The voices of Tax Policy Center's researchers and staff
Just about every tax reform plan calls for cutting individual tax rates. But it turns out that a one percentage point across-the-board rate cut would benefit only about six out of 10 households. The biggest beneficiaries: those with the highest incomes.
According to a new Tax Policy Center analysis, such a rate cut would add 0.5 percent to average after-tax income, or about $360. But households making less than $30,000-a-year in expanded cash income would receive almost no benefit at all, while those making $1 million or more would enjoy an average boost in after-tax income of 0.8 percent, or almost $17,000.
About 85 percent of middle-income households making between $50,000 and $75,000 would get a tax cut, but it would be fairly modest, averaging a bit less than $250, a 0.5 percent increase in their after-tax income.
Overall, the rate cut would add about $70-billion-a-year to the deficit (the Congressional Budget Office calculates the revenue effects of a one percentage point rate hike, but the story is roughly the same in either direction).
On average, top bracket taxpayers are the biggest winners. But not every high-income household would come out ahead. For instance, only half of those making $500,000 to $1 million in expanded cash income would get a tax cut. Why? Mostly because of the dreaded Alternative Minimum Tax.
About half of those taxpayers are already being hit by the AMT, which requires you to calculate taxes the regular way and using the alternative method (which eliminates many deductions) and pay whichever is higher. With rare exceptions, lowering ordinary rates won’t help AMT taxpayers at all.
Other high-income taxpayers, especially those making $1 million or more, earn so much through investments that ordinary income rates matter relatively little. For them, cuts in capital gains and dividend taxes would be much more valuable.

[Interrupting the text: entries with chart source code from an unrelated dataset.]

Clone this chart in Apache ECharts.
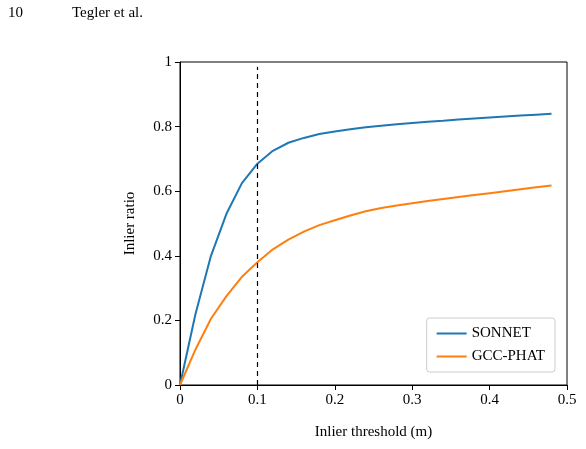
<!DOCTYPE html>
<html><head><meta charset="utf-8">
<script src="https://cdn.jsdelivr.net/npm/echarts@6/dist/echarts.min.js"></script>
<style>body{margin:0}#c{width:586px;height:449px}</style>
</head><body><div id="c"></div>
<script>
var thresholds = [0, 0.02, 0.04, 0.06, 0.08, 0.1, 0.12, 0.14, 0.16, 0.18, 0.2, 0.22, 0.24, 0.26, 0.28, 0.3, 0.32, 0.34, 0.36, 0.38, 0.4, 0.42, 0.44, 0.46, 0.48];
var sonnet = [0, 0.22, 0.40, 0.53, 0.625, 0.685, 0.725, 0.75, 0.765, 0.777, 0.785, 0.792, 0.798, 0.803, 0.807, 0.811, 0.815, 0.818, 0.822, 0.825, 0.828, 0.831, 0.834, 0.837, 0.84];
var gcc = [0, 0.11, 0.205, 0.275, 0.335, 0.38, 0.42, 0.45, 0.475, 0.495, 0.51, 0.525, 0.538, 0.548, 0.556, 0.563, 0.57, 0.576, 0.582, 0.588, 0.594, 0.6, 0.606, 0.612, 0.618];
var font = 'Liberation Serif';

function pairs(ys) { return thresholds.map(function (x, i) { return [x, ys[i]]; }); }
function fmt(v) { return v === 0 || v === 1 ? String(v) : String(Math.round(v * 10) / 10); }

var myChart = echarts.init(document.getElementById('c'));
var option = {
	animation: false,
	textStyle: { fontFamily: font },
	graphic: [
		{ type: 'text', left: 8, top: 6, style: { text: '10', font: '15px ' + font, fill: '#000' } },
		{ type: 'text', left: 72, top: 6, style: { text: 'Tegler et al.', font: '15px ' + font, fill: '#000' } }
	],
	grid: { left: 180, right: 19, top: 62, bottom: 64, show: true, borderColor: '#000', borderWidth: 1 },
	legend: {
		orient: 'vertical', right: 31, bottom: 77, padding: [8, 10],
		borderColor: '#ccc', borderWidth: 1, borderRadius: 3,
		itemWidth: 30, itemHeight: 2, itemGap: 8,
		textStyle: { fontFamily: font, fontSize: 15, color: '#000' },
		data: [{ name: 'SONNET', icon: 'rect' }, { name: 'GCC-PHAT', icon: 'rect' }]
	},
	xAxis: {
		type: 'value', min: 0, max: 0.5, interval: 0.1,
		name: 'Inlier threshold (m)', nameLocation: 'middle', nameGap: 40,
		nameTextStyle: { fontFamily: font, fontSize: 15, color: '#000' },
		axisLine: { lineStyle: { color: '#000' } },
		axisTick: { lineStyle: { color: '#000' } },
		axisLabel: { fontFamily: font, fontSize: 15, color: '#000', formatter: fmt },
		splitLine: { show: false }
	},
	yAxis: {
		type: 'value', min: 0, max: 1, interval: 0.2,
		name: 'Inlier ratio', nameLocation: 'middle', nameGap: 42,
		nameTextStyle: { fontFamily: font, fontSize: 15, color: '#000' },
		axisLine: { show: true, lineStyle: { color: '#000' } },
		axisTick: { show: true, lineStyle: { color: '#000' } },
		axisLabel: { fontFamily: font, fontSize: 15, color: '#000', formatter: fmt },
		splitLine: { show: false }
	},
	series: [{
		name: 'SONNET', type: 'line', data: pairs(sonnet), showSymbol: false,
		itemStyle: { color: '#1f77b4' }, lineStyle: { width: 2, color: '#1f77b4' },
		markLine: {
			silent: true, symbol: 'none', label: { show: false },
			lineStyle: { type: [5, 4], color: '#000', width: 1.2 },
			data: [[{ coord: [0.1, 0] }, { coord: [0.1, 0.985] }]]
		}
	}, {
		name: 'GCC-PHAT', type: 'line', data: pairs(gcc), showSymbol: false,
		itemStyle: { color: '#ff7f0e' }, lineStyle: { width: 2, color: '#ff7f0e' }
	}]
};
myChart.setOption(option, true);
</script></body></html>
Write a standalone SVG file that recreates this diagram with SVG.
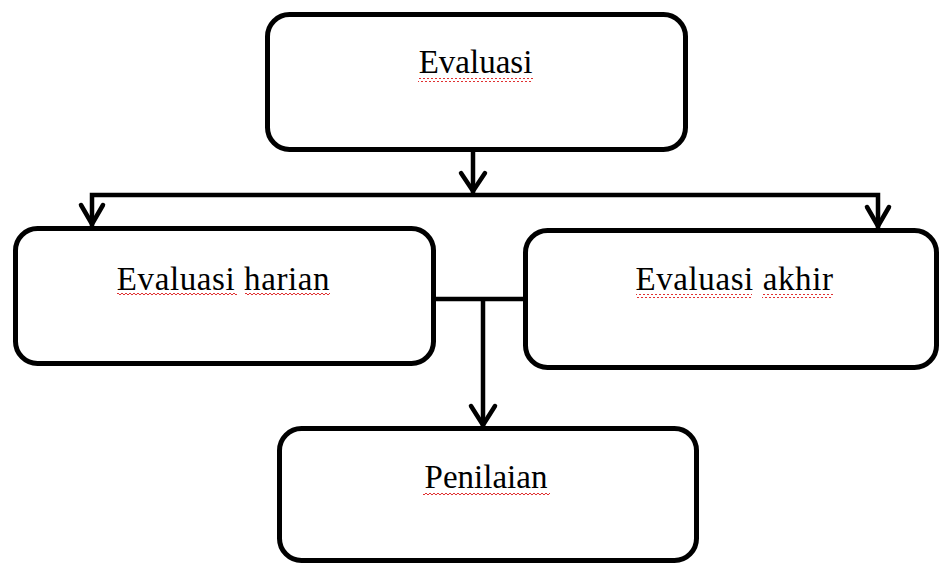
<svg xmlns="http://www.w3.org/2000/svg" width="939" height="565" viewBox="0 0 939 565">
<style>
.box{fill:#fff;stroke:#000;stroke-width:5}
.lbl{font-family:"Liberation Serif","Times New Roman",serif;font-size:33px;fill:#000;text-anchor:middle}
.con{fill:none;stroke:#000;stroke-width:4.5;stroke-linejoin:miter}
.head{fill:none;stroke:#000;stroke-width:4.5;stroke-linecap:round;stroke-linejoin:round}
</style>
<defs>
<pattern id="wave" width="4" height="4" patternUnits="userSpaceOnUse">
<polyline points="0,3 2,1 4,3" fill="none" stroke="#e03030" stroke-width="1"/>
</pattern>
</defs>
<rect width="939" height="565" fill="#fff"/>
<g id="connectors">
<path class="con" d="M473,150 V194"/>
<path class="con" d="M92,226 V195 H878 V228"/>
<path class="con" d="M436,299 H524"/>
<path class="con" d="M483,299 V426"/>
<path class="head" d="M461,173 L473,191 L485,173"/>
<path class="head" d="M81,205 L92,224 L103,205"/>
<path class="head" d="M867,207 L878,226 L889,207"/>
<path class="head" d="M471,406 L483,425 L495,406"/>
</g>
<g id="evaluasi">
<rect class="box" x="267.5" y="14.5" width="418" height="135" rx="22"/>
<text class="lbl" x="475.5" y="73">Evaluasi</text>
<rect x="418" y="78" width="115" height="4" fill="url(#wave)"/>
</g>
<g id="evaluasi-harian">
<rect class="box" x="15.5" y="228.5" width="418" height="135" rx="22"/>
<text class="lbl" x="223.5" y="290" letter-spacing="0.6">Evaluasi harian</text>
<rect x="117" y="292" width="120" height="4" fill="url(#wave)"/>
<rect x="245" y="292" width="85" height="4" fill="url(#wave)"/>
</g>
<g id="evaluasi-akhir">
<rect class="box" x="525.5" y="230.5" width="411" height="137" rx="22"/>
<text class="lbl" x="734.5" y="290" letter-spacing="0.6">Evaluasi akhir</text>
<rect x="636" y="294" width="116" height="4" fill="url(#wave)"/>
<rect x="762" y="294" width="71" height="4" fill="url(#wave)"/>
</g>
<g id="penilaian">
<rect class="box" x="279.5" y="428.5" width="417" height="132" rx="22"/>
<text class="lbl" x="486" y="488">Penilaian</text>
<rect x="423" y="492" width="127" height="4" fill="url(#wave)"/>
</g>
</svg>
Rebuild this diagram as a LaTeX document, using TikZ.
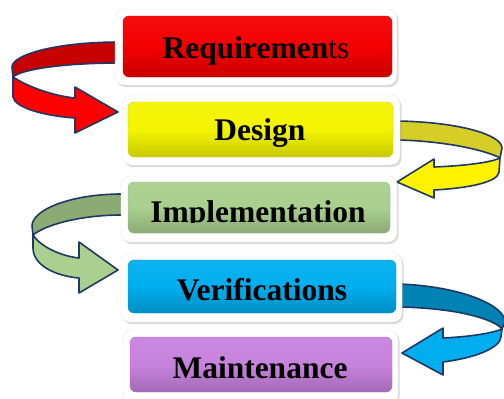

At the other end of the food chain, many low income households receive no benefit from the rate cuts because they pay no federal income tax. Almost no-one making less than $10,000 would benefit, and a bit more than one-third of those making $20,000 to $30,000 would see a tax cut. By contrast, nearly everyone making between $75,000 and $200,000 would get some tax cut.
Bottom line: While rate cuts have become a key piece of tax reform theology, they don’t help everyone. And those they do help are those who need it the least.